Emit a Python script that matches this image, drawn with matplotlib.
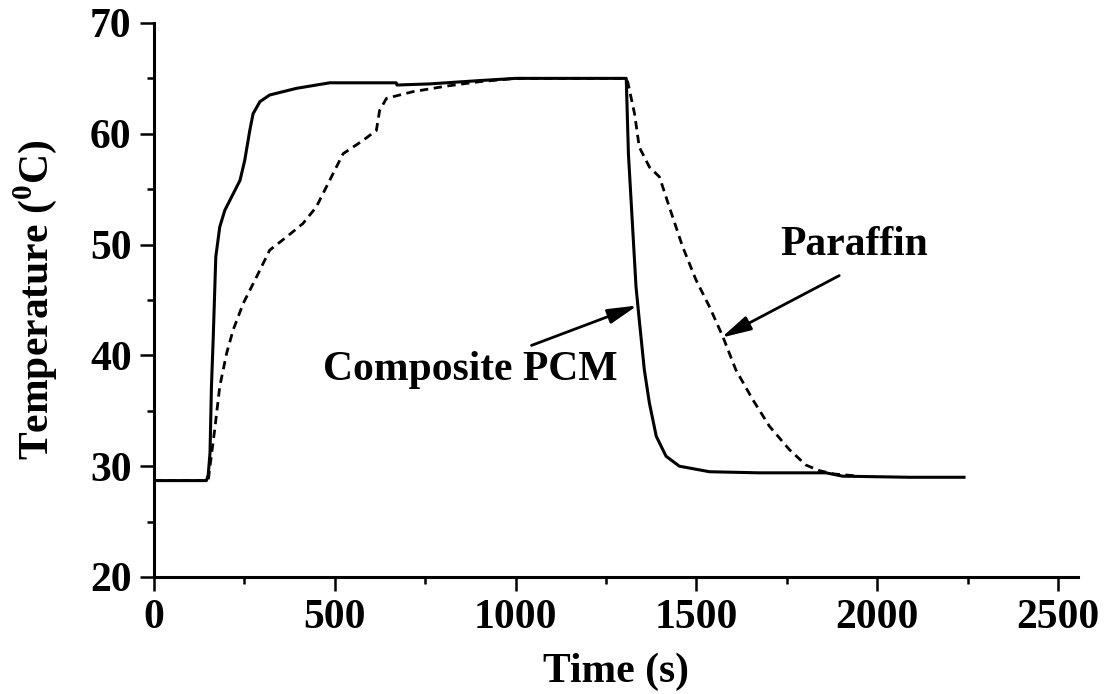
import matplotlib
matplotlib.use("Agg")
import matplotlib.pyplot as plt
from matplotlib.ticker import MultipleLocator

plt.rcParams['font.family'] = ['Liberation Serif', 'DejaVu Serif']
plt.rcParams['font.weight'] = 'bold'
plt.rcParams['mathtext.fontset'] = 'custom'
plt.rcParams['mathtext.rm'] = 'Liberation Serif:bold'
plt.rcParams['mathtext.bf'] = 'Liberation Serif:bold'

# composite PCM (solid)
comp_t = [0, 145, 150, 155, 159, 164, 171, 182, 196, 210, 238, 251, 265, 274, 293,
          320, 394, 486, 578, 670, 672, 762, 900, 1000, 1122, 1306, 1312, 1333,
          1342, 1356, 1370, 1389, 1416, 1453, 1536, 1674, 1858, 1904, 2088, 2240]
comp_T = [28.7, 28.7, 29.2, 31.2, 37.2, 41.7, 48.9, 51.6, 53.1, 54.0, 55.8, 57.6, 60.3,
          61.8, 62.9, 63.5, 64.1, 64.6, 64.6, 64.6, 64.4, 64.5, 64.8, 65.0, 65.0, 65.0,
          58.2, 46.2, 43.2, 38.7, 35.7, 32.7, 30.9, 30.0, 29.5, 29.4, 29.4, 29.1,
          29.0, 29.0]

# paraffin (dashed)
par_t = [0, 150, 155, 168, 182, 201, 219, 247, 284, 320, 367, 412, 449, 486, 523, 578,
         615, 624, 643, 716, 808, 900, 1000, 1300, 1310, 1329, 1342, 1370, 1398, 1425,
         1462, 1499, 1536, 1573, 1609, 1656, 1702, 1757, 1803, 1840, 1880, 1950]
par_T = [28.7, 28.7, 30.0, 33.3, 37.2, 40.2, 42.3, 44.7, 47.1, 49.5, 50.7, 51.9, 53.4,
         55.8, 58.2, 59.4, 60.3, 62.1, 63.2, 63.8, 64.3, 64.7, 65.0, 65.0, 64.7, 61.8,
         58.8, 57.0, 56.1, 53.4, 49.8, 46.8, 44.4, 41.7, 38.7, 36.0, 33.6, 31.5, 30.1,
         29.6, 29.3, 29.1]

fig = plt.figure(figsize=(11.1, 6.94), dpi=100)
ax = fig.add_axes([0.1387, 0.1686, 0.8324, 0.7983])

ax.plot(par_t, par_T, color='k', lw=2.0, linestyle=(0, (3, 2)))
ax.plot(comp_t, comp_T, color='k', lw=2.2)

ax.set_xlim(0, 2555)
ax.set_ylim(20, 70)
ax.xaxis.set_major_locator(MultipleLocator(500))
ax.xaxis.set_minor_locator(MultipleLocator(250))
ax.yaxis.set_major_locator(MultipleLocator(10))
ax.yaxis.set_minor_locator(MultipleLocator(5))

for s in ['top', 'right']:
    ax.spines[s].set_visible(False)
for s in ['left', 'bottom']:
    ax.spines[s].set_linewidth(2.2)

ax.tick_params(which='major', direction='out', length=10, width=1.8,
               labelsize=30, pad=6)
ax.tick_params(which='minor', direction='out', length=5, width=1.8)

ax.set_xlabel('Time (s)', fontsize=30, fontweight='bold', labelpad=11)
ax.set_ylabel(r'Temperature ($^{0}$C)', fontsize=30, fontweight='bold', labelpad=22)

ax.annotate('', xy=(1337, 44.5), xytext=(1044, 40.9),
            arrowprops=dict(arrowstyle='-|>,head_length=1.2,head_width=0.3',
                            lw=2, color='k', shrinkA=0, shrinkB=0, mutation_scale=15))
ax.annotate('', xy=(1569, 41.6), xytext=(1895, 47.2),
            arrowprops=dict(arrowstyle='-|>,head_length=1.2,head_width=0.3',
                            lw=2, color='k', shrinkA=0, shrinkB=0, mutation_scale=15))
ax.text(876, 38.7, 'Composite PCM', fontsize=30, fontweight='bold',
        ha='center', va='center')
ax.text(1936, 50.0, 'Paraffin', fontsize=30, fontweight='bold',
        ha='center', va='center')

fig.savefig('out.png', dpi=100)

■ ■ ■ ■ ■

Copy the listing over exactly, skipping the pictures it holds.

Emit a Python script that matches this image, drawn with matplotlib.
import matplotlib
matplotlib.use("Agg")
import matplotlib.pyplot as plt
from matplotlib.ticker import MultipleLocator

plt.rcParams['font.family'] = ['Liberation Serif', 'DejaVu Serif']
plt.rcParams['font.weight'] = 'bold'
plt.rcParams['mathtext.fontset'] = 'custom'
plt.rcParams['mathtext.rm'] = 'Liberation Serif:bold'
plt.rcParams['mathtext.bf'] = 'Liberation Serif:bold'

# composite PCM (solid)
comp_t = [0, 145, 150, 155, 159, 164, 171, 182, 196, 210, 238, 251, 265, 274, 293,
          320, 394, 486, 578, 670, 672, 762, 900, 1000, 1122, 1306, 1312, 1333,
          1342, 1356, 1370, 1389, 1416, 1453, 1536, 1674, 1858, 1904, 2088, 2240]
comp_T = [28.7, 28.7, 29.2, 31.2, 37.2, 41.7, 48.9, 51.6, 53.1, 54.0, 55.8, 57.6, 60.3,
          61.8, 62.9, 63.5, 64.1, 64.6, 64.6, 64.6, 64.4, 64.5, 64.8, 65.0, 65.0, 65.0,
          58.2, 46.2, 43.2, 38.7, 35.7, 32.7, 30.9, 30.0, 29.5, 29.4, 29.4, 29.1,
          29.0, 29.0]

# paraffin (dashed)
par_t = [0, 150, 155, 168, 182, 201, 219, 247, 284, 320, 367, 412, 449, 486, 523, 578,
         615, 624, 643, 716, 808, 900, 1000, 1300, 1310, 1329, 1342, 1370, 1398, 1425,
         1462, 1499, 1536, 1573, 1609, 1656, 1702, 1757, 1803, 1840, 1880, 1950]
par_T = [28.7, 28.7, 30.0, 33.3, 37.2, 40.2, 42.3, 44.7, 47.1, 49.5, 50.7, 51.9, 53.4,
         55.8, 58.2, 59.4, 60.3, 62.1, 63.2, 63.8, 64.3, 64.7, 65.0, 65.0, 64.7, 61.8,
         58.8, 57.0, 56.1, 53.4, 49.8, 46.8, 44.4, 41.7, 38.7, 36.0, 33.6, 31.5, 30.1,
         29.6, 29.3, 29.1]

fig = plt.figure(figsize=(11.1, 6.94), dpi=100)
ax = fig.add_axes([0.1387, 0.1686, 0.8324, 0.7983])

ax.plot(par_t, par_T, color='k', lw=2.0, linestyle=(0, (3, 2)))
ax.plot(comp_t, comp_T, color='k', lw=2.2)

ax.set_xlim(0, 2555)
ax.set_ylim(20, 70)
ax.xaxis.set_major_locator(MultipleLocator(500))
ax.xaxis.set_minor_locator(MultipleLocator(250))
ax.yaxis.set_major_locator(MultipleLocator(10))
ax.yaxis.set_minor_locator(MultipleLocator(5))

for s in ['top', 'right']:
    ax.spines[s].set_visible(False)
for s in ['left', 'bottom']:
    ax.spines[s].set_linewidth(2.2)

ax.tick_params(which='major', direction='out', length=10, width=1.8,
               labelsize=30, pad=6)
ax.tick_params(which='minor', direction='out', length=5, width=1.8)

ax.set_xlabel('Time (s)', fontsize=30, fontweight='bold', labelpad=11)
ax.set_ylabel(r'Temperature ($^{0}$C)', fontsize=30, fontweight='bold', labelpad=22)

ax.annotate('', xy=(1337, 44.5), xytext=(1044, 40.9),
            arrowprops=dict(arrowstyle='-|>,head_length=1.2,head_width=0.3',
                            lw=2, color='k', shrinkA=0, shrinkB=0, mutation_scale=15))
ax.annotate('', xy=(1569, 41.6), xytext=(1895, 47.2),
            arrowprops=dict(arrowstyle='-|>,head_length=1.2,head_width=0.3',
                            lw=2, color='k', shrinkA=0, shrinkB=0, mutation_scale=15))
ax.text(876, 38.7, 'Composite PCM', fontsize=30, fontweight='bold',
        ha='center', va='center')
ax.text(1936, 50.0, 'Paraffin', fontsize=30, fontweight='bold',
        ha='center', va='center')

fig.savefig('out.png', dpi=100)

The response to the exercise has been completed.